As with our previous neighbours, it seems to be a second
marriage. We’re busy trying to piece together the clues that were dropped.
Something about meeting in a family firm they both worked for. There are
children involved, and we suspect that they’re from the previous marriage.
We’ve already decided that Madame wears the trousers. Jeans in this case. Over
tan-coloured boots. She seems very pleasant, but her wiry frame, uncompromising
glasses and rather severe short grey hair suggest nervous energy and, probably,
a cork lodged somewhere up her fundament.
She’s continuing to work in what seems to be quite a
high-powered job, while her husband is clearly already enjoying a life of
newfound leisure. He sports a lightweight beard and the look of someone who
will be happy to shuffle around his new domain in cardigan and carpet slippers.
A momentary alarm bell sounded when he talked about reading a magazine entitled
Chasseur, but we figure that it’s more due to a love of nature than an
inveterate urge to go out at the weekends and shoot living creatures. Hope so,
anyway. I’m giving him the benefit of the doubt, because he and his wife have
been to see the jazz singer, Al Jarreau, in concert. Even though Al Jarreau can
veer towards the middle of the road, his fans are not generally killers.
I’m not quite sure how the conversation leaned towards
heating systems. I think perhaps it was prompted by a comparison of winters up
north and down here in the south-of-middle. In the north of France, as a rule
they’re as mild and wet as they are in the south of England. Last February, of
course, was an exception and they had the same kind of minus temperatures for
the same kind of duration as we did down here. Pipes froze across most of the
country. Getting onto the wicked price of propane, we told them about the
useless boiler foisted upon us by our useless plumber and the liberation that
came from pensioning it off in favour of our Mitsubishi heat pump.
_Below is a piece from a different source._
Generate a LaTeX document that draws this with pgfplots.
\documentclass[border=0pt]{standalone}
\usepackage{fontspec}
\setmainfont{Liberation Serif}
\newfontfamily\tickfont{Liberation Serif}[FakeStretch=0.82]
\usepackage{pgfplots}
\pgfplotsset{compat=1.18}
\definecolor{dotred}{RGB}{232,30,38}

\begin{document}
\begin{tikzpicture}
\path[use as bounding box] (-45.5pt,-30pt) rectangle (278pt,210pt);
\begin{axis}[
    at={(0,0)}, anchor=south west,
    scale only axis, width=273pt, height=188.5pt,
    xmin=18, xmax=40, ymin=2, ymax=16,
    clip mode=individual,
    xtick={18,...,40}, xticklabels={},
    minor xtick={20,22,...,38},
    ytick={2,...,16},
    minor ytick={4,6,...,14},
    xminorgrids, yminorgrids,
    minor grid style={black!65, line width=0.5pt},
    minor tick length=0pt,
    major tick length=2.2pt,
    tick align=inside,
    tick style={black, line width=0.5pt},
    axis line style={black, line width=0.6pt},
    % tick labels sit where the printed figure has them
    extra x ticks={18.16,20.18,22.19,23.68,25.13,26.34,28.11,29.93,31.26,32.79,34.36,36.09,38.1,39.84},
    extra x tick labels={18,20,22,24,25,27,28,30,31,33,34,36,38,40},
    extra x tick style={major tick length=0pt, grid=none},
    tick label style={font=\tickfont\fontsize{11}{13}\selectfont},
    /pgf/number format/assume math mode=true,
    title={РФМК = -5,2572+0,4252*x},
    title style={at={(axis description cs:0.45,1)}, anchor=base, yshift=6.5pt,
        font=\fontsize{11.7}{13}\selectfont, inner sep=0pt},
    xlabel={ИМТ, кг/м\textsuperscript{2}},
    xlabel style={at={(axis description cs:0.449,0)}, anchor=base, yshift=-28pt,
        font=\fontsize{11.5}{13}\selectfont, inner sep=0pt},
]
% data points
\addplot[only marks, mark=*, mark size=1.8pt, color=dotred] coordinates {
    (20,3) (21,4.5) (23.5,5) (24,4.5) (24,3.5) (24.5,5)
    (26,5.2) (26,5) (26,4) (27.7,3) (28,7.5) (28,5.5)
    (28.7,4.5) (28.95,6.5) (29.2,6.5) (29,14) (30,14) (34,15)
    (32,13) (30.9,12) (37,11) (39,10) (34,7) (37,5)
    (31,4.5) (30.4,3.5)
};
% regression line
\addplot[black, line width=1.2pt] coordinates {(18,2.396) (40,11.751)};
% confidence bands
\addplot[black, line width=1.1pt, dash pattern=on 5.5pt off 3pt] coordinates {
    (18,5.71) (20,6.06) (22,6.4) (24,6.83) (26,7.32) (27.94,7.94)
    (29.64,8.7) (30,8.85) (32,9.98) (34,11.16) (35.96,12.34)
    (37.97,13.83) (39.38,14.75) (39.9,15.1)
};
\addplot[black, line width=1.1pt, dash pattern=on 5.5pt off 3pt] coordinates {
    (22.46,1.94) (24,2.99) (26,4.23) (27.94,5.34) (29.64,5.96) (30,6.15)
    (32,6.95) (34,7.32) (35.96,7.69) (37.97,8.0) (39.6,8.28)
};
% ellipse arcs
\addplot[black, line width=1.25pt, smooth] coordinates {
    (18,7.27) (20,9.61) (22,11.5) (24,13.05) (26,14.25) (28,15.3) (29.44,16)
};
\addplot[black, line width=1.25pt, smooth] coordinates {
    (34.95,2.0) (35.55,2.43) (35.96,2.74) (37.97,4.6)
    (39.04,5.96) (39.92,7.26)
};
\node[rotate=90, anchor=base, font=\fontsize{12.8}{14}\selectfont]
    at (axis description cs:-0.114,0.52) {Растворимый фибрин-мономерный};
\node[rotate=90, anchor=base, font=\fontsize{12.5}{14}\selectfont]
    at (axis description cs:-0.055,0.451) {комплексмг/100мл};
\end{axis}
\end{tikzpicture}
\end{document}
That must have been it. So I’ve learned the dangers of
singing the praises of one’s heating system. It’s obviously as sure a kiss of
death as a cricket commentator extolling the technique of an English batsman in
the dangerous 90s. So I slipped on my pair of plastic Mocks, slimy from
early-morning fog, and ventured down to the cave with our wind-up torch
from Lidl to see what was up. But what do you look for? Disaster rarely stares
you straight in the face. I removed the lid of the electrical doings only to be
confronted by such exceptionally complicated printed circuitry that all I could
usefully do was to blow off any dust and replace the lid. All the correct
lights seemed to be on and there were no on-screen error messages.
So I did the only useful thing that I could think of
doing in such circumstances. I took the batteries out of the thermostat in the
reading area and swapped them around. The left one in the right space and the
right one in the left. Whereupon, the heat pump was heard to come to life on
our terrace. Thus it was that catastrophe was averted on this cold, clammy
January day.
My timely intervention coincided roughly with our joint
discovery that I had got the date wrong. Today is the 6th and not
the 7th. So there was still a teeny-weeny window of opportunity.
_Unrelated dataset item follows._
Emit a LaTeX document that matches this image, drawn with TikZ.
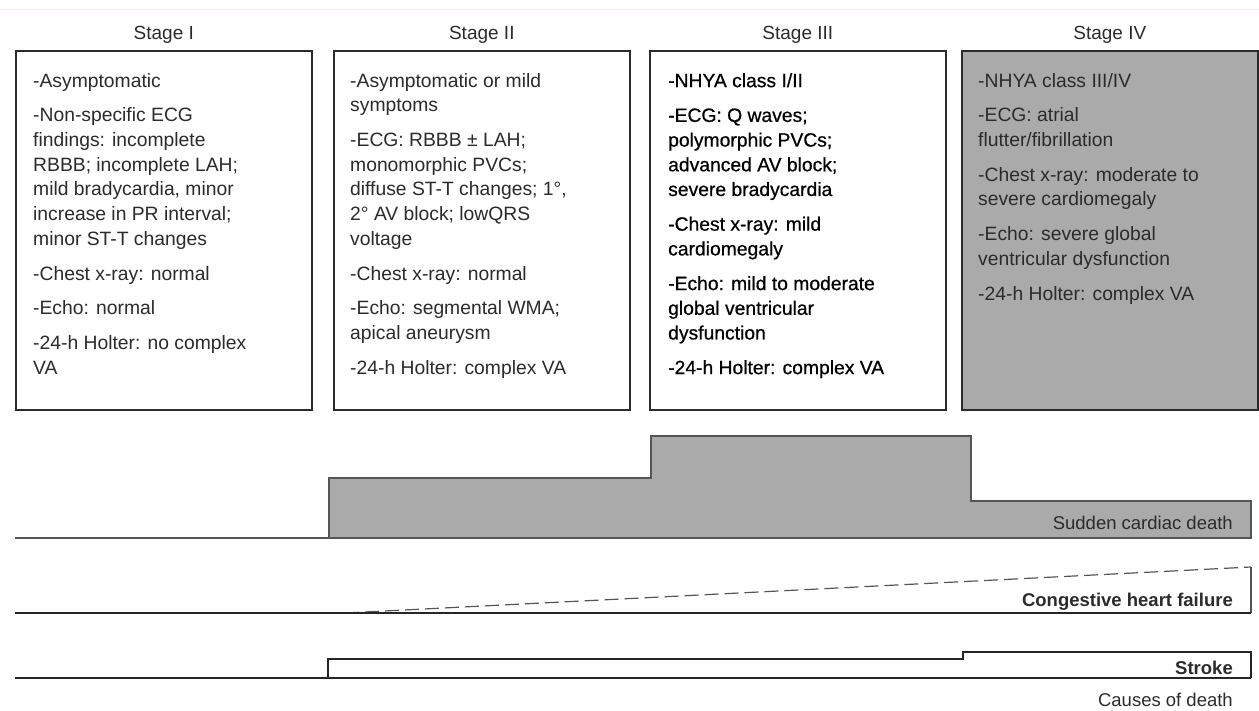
\documentclass[tikz,border=0pt]{standalone}
\usepackage{fontspec}
\setmainfont{Liberation Sans}
\newfontfamily\semibf[FakeBold=0.6]{Liberation Sans}
\usetikzlibrary{positioning}
\definecolor{panelgray}{HTML}{AAAAAA}
\definecolor{inkgray}{HTML}{2B2B2B}
\definecolor{edgegray}{HTML}{555555}
\definecolor{rulefaint}{HTML}{FFFF9E}

\begin{document}
\begin{tikzpicture}[
    x=1pt, y=-1pt,
    node distance=0pt,
    stagebox/.style={draw=inkgray, line width=1.6pt, minimum width=296pt,
                     minimum height=359pt, anchor=north west, inner sep=0pt},
    stagelab/.style={font=\fontsize{19}{22}\selectfont, text=inkgray, inner sep=0pt},
    findings/.style={anchor=north west, align=left, inner sep=0pt, text=inkgray,
                     font=\fontsize{19.3}{24.7}\selectfont},
    cause/.style={anchor=east, inner sep=0pt, text=inkgray,
                  font=\fontsize{18.5}{22}\selectfont},
    base/.style={line width=1.6pt, black!85},
    level/.style={line width=1.2pt, edgegray},
]
\useasboundingbox (0,0) rectangle (1259,711);
\draw[rulefaint, line width=1pt] (0,9.5) -- (1259,9.5);

% Stage boxes with their headings.
\foreach \i/\x/\lab/\col in {1/15/I/white,2/333/II/white,3/649/III/white,4/961/IV/panelgray} {
  \node[stagebox, fill=\col] (box\i) at (\x,50) {};
  \node[stagelab, above=6pt of box\i] (lab\i) {Stage \lab};
}

% Findings per stage.
\node[findings] (txt1) at ([shift={(18,23)}]box1.north west) {%
  -Asymptomatic\\[10pt]
  -Non-specific ECG\\
  findings: incomplete\\
  RBBB; incomplete LAH;\\
  mild bradycardia, minor\\
  increase in PR interval;\\
  minor ST-T changes\\[10pt]
  -Chest x-ray: normal\\[10pt]
  -Echo: normal\\[10pt]
  -24-h Holter: no complex\\
  VA};
\node[findings] (txt2) at ([shift={(17,23)}]box2.north west) {%
  -Asymptomatic or mild\\
  symptoms\\[10pt]
  -ECG: RBBB ± LAH;\\
  monomorphic PVCs;\\
  diffuse ST-T changes; 1°,\\
  2° AV block; lowQRS\\
  voltage\\[10pt]
  -Chest x-ray: normal\\[10pt]
  -Echo: segmental WMA;\\
  apical aneurysm\\[10pt]
  -24-h Holter: complex VA};
\node[findings, text=black, font=\semibf\fontsize{19.3}{24.7}\selectfont] (txt3)
  at ([shift={(19,23)}]box3.north west) {%
  -NHYA class I/II\\[10pt]
  -ECG: Q waves;\\
  polymorphic PVCs;\\
  advanced AV block;\\
  severe bradycardia\\[10pt]
  -Chest x-ray: mild\\
  cardiomegaly\\[10pt]
  -Echo: mild to moderate\\
  global ventricular\\
  dysfunction\\[10pt]
  -24-h Holter: complex VA};
\node[findings] (txt4) at ([shift={(17,23)}]box4.north west) {%
  -NHYA class III/IV\\[10pt]
  -ECG: atrial\\
  flutter/fibrillation\\[10pt]
  -Chest x-ray: moderate to\\
  severe cardiomegaly\\[10pt]
  -Echo: severe global\\
  ventricular dysfunction\\[10pt]
  -24-h Holter: complex VA};

% Sudden cardiac death profile.
\draw[level, fill=panelgray] (329,538) -- (329,478) -- (651,478) -- (651,436)
  -- (971,436) -- (971,501) -- (1251,501) -- (1251,538) -- cycle;
\draw[base, edgegray] (15,538) -- (329,538);
\node[cause] (scd) at (1233,523) {Sudden cardiac death};

% Congestive heart failure wedge.
\draw[level, dashed, dash pattern=on 14pt off 6pt] (345,613) -- (1251,567);
\draw[level] (1251,567) -- (1251,613);
\draw[base] (15,613) -- (1251,613);
\node[cause, font=\bfseries\fontsize{18.5}{22}\selectfont] (chf) at (1233,602) {Congestive heart failure};

% Stroke step.
\draw[base] (15,678) -- (1251,678);
\draw[base] (328,678) -- (328,659) -- (963,659) -- (963,652) -- (1251,652) -- (1251,678);
\node[cause, font=\bfseries\fontsize{18.5}{22}\selectfont] (stroke) at (1233,668) {Stroke};

\node[cause] (causes) at (1233,700) {Causes of death};
\end{tikzpicture}
\end{document}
Time enough to grasp our now bare sapin with my new pair of water-resistant
work gloves from my mother-in-law, pull it out of the Sheffield chimney pot in
which our Christmas trees find their temporary home each year, open the double
door and throw it onto the lawn before it shed all its needles on our floor.
Hey presto, it’s Rolf! The decorations are boxed
again and restored to their resting place under the roof, the tree has been
stripped of its twinkling jewellery and unceremoniously ditched, and Christmas
2012 is but a memory. It passed well? It passed very well, thank you for
asking. It’s a very nice memory, but a memory nonetheless. The Daughter is
back in her Parisian digs, my wife is back at work and Reality rules once more.